╭─ Source excerpt
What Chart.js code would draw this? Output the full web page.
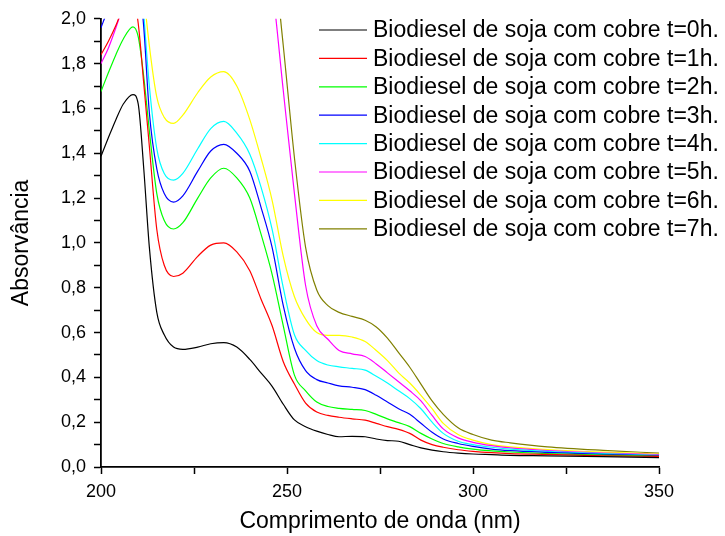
<!DOCTYPE html>
<html>
<head>
<meta charset="utf-8">
<script src="https://cdn.jsdelivr.net/npm/chart.js@4.4.1/dist/chart.umd.min.js"></script>
<style>
  body { margin: 0; background: #fff; }
  canvas { display: block; }
</style>
</head>
<body>
<canvas id="uvGraph" width="725" height="536"></canvas>
<script>
// comprimento de onda (nm)
let wavelength = [200, 202, 204, 206, 208.6, 210, 211.5, 213, 215, 217, 219.5, 222, 226, 229.5, 233, 236.5, 240, 243, 246, 249,
  252, 255, 258, 261, 264, 267.5, 271, 274, 277, 280, 283, 286, 289, 292, 296, 300, 305, 310, 320, 335, 350];

// absorvancia, uma lista por tempo
let abs0 = [1.387, 1.47, 1.55, 1.62, 1.662, 1.62, 1.33, 0.98, 0.69, 0.59, 0.535, 0.525, 0.535, 0.55, 0.555, 0.535, 0.48, 0.42, 0.36, 0.28,
  0.21, 0.18, 0.16, 0.145, 0.135, 0.137, 0.135, 0.125, 0.118, 0.115, 0.10, 0.085, 0.075, 0.068, 0.062, 0.058, 0.055, 0.052, 0.05, 0.046, 0.042];
let abs1 = [1.84, 1.9, 1.97, 2.05, 2.1, 1.98, 1.71, 1.43, 1.06, 0.90, 0.85, 0.865, 0.94, 0.99, 1.0, 0.96, 0.876, 0.75, 0.63, 0.47,
  0.37, 0.285, 0.245, 0.23, 0.222, 0.215, 0.209, 0.195, 0.18, 0.168, 0.15, 0.12, 0.10, 0.088, 0.077, 0.07, 0.064, 0.06, 0.056, 0.05, 0.047];
let abs2 = [1.676, 1.76, 1.84, 1.91, 1.964, 1.92, 1.74, 1.50, 1.22, 1.10, 1.062, 1.09, 1.20, 1.29, 1.333, 1.29, 1.2, 1.04, 0.86, 0.63,
  0.41, 0.34, 0.29, 0.27, 0.262, 0.257, 0.252, 0.235, 0.215, 0.198, 0.18, 0.15, 0.125, 0.105, 0.09, 0.08, 0.072, 0.067, 0.06, 0.053, 0.048];
let abs3 = [1.96, 2.05, 2.15, 2.25, 2.3, 2.2, 1.96, 1.58, 1.33, 1.22, 1.182, 1.21, 1.32, 1.41, 1.44, 1.40, 1.32, 1.16, 0.98, 0.72,
  0.53, 0.43, 0.39, 0.375, 0.362, 0.356, 0.345, 0.32, 0.29, 0.26, 0.235, 0.195, 0.155, 0.125, 0.105, 0.092, 0.08, 0.073, 0.065, 0.056, 0.05];
let abs4 = [2.4, 2.5, 2.6, 2.65, 2.6, 2.35, 2.02, 1.70, 1.42, 1.31, 1.28, 1.31, 1.42, 1.51, 1.542, 1.49, 1.396, 1.25, 1.06, 0.80,
  0.59, 0.52, 0.475, 0.455, 0.447, 0.44, 0.432, 0.405, 0.375, 0.34, 0.305, 0.26, 0.2, 0.15, 0.115, 0.1, 0.088, 0.08, 0.07, 0.06, 0.052];
let abs5 = [1.80, 1.87, 1.96, 2.06, 2.2, 2.3, 2.4, 2.5, 2.6, 2.65, 2.7, 2.75, 2.8, 2.85, 2.9, 2.85, 2.7, 2.45, 2.15, 1.68,
  1.22, 0.81, 0.63, 0.57, 0.52, 0.505, 0.493, 0.46, 0.42, 0.38, 0.34, 0.295, 0.23, 0.17, 0.13, 0.11, 0.095, 0.085, 0.073, 0.062, 0.055];
let abs6 = [2.6, 2.7, 2.8, 2.85, 2.8, 2.45, 2.12, 1.88, 1.65, 1.56, 1.533, 1.57, 1.67, 1.74, 1.764, 1.70, 1.55, 1.38, 1.19, 0.94,
  0.76, 0.66, 0.60, 0.587, 0.587, 0.58, 0.56, 0.52, 0.475, 0.42, 0.375, 0.32, 0.26, 0.195, 0.145, 0.12, 0.1, 0.09, 0.078, 0.066, 0.058];
let abs7 = [2.8, 2.9, 3.0, 3.05, 3.1, 3.1, 3.1, 3.1, 3.1, 3.1, 3.1, 3.1, 3.1, 3.1, 3.1, 3.05, 2.9, 2.7, 2.35, 1.88,
  1.38, 0.98, 0.79, 0.72, 0.69, 0.672, 0.655, 0.625, 0.575, 0.51, 0.445, 0.37, 0.295, 0.235, 0.175, 0.145, 0.12, 0.108, 0.09, 0.074, 0.062];

let series = [abs0, abs1, abs2, abs3, abs4, abs5, abs6, abs7];
let labels = ['Biodiesel de soja com cobre t=0h.', 'Biodiesel de soja com cobre t=1h.', 'Biodiesel de soja com cobre t=2h.',
  'Biodiesel de soja com cobre t=3h.', 'Biodiesel de soja com cobre t=4h.', 'Biodiesel de soja com cobre t=5h.',
  'Biodiesel de soja com cobre t=6h.', 'Biodiesel de soja com cobre t=7h.'];
let colors = ['#000000', '#ff0000', '#00ff00', '#0000ff', '#00ffff', '#ff00ff', '#ffff00', '#808000'];

let fontFamily = '"Liberation Sans", Arial, sans-serif';

// legenda dentro do grafico, como no Origin
let insideLegend = {
  id: 'insideLegend',
  afterDraw(chart) {
    let ctx = chart.ctx;
    ctx.save();
    ctx.font = '23px ' + fontFamily;
    ctx.textBaseline = 'middle';
    chart.data.datasets.forEach((ds, i) => {
      let y = 30 + i * 28.4;
      ctx.strokeStyle = ds.borderColor;
      ctx.lineWidth = 1.2;
      ctx.beginPath();
      ctx.moveTo(319, y);
      ctx.lineTo(367, y);
      ctx.stroke();
      ctx.fillStyle = '#000';
      ctx.fillText(ds.label, 373, y + 1);
    });
    ctx.restore();
  }
};

let myGraph = document.getElementById('uvGraph').getContext('2d');

let graph = new Chart(myGraph, {
  type: 'line',
  data: {
    datasets: series.map((ys, i) => ({
      label: labels[i],
      data: wavelength.map((x, j) => ({ x: x, y: ys[j] })),
      borderColor: colors[i],
      borderWidth: 1.2,
      pointRadius: 0,
      fill: false,
      cubicInterpolationMode: 'monotone'
    }))
  },
  options: {
    responsive: false,
    animation: false,
    layout: { padding: { top: 17, right: 66, left: 0, bottom: 0 } },
    plugins: {
      legend: { display: false },
      tooltip: { enabled: false }
    },
    scales: {
      x: {
        type: 'linear',
        min: 200,
        max: 350,
        afterFit: (scale) => { scale.height = 69; },
        ticks: {
          stepSize: 25,
          autoSkip: false,
          maxRotation: 0,
          padding: 7,
          color: '#000',
          font: { family: fontFamily, size: 18 },
          callback: (v) => (v % 50 === 0 ? v : '')
        },
        grid: { drawOnChartArea: false, drawTicks: true, tickLength: 7, color: '#000', tickWidth: 1.5 },
        border: { color: '#000', width: 1.8 },
        title: {
          display: true,
          text: 'Comprimento de onda (nm)',
          color: '#000',
          font: { family: fontFamily, size: 23 },
          padding: { top: 0, bottom: 1 }
        }
      },
      y: {
        min: 0,
        max: 2,
        afterFit: (scale) => { scale.width = 101; },
        ticks: {
          stepSize: 0.1,
          autoSkip: false,
          padding: 8,
          color: '#000',
          font: { family: fontFamily, size: 18 },
          callback: (v) => (Math.round(v * 10) % 2 === 0 ? v.toFixed(1).replace('.', ',') : '')
        },
        grid: { drawOnChartArea: false, drawTicks: true, tickLength: 7, color: '#000', tickWidth: 1.5 },
        border: { color: '#000', width: 1.8 },
        title: {
          display: true,
          text: 'Absorvância',
          color: '#000',
          font: { family: fontFamily, size: 23 },
          padding: { top: 8, bottom: 0 }
        }
      }
    }
  },
  plugins: [insideLegend]
});
</script>
</body>
</html>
╰─
*Directions*
Every line from the start of the listing above through the line with "320, 335, 350];" should be repeated exactly; skip the pictures and add nothing else.

*The output*
What Chart.js code would draw this? Output the full web page.
<!DOCTYPE html>
<html>
<head>
<meta charset="utf-8">
<script src="https://cdn.jsdelivr.net/npm/chart.js@4.4.1/dist/chart.umd.min.js"></script>
<style>
  body { margin: 0; background: #fff; }
  canvas { display: block; }
</style>
</head>
<body>
<canvas id="uvGraph" width="725" height="536"></canvas>
<script>
// comprimento de onda (nm)
let wavelength = [200, 202, 204, 206, 208.6, 210, 211.5, 213, 215, 217, 219.5, 222, 226, 229.5, 233, 236.5, 240, 243, 246, 249,
  252, 255, 258, 261, 264, 267.5, 271, 274, 277, 280, 283, 286, 289, 292, 296, 300, 305, 310, 320, 335, 350];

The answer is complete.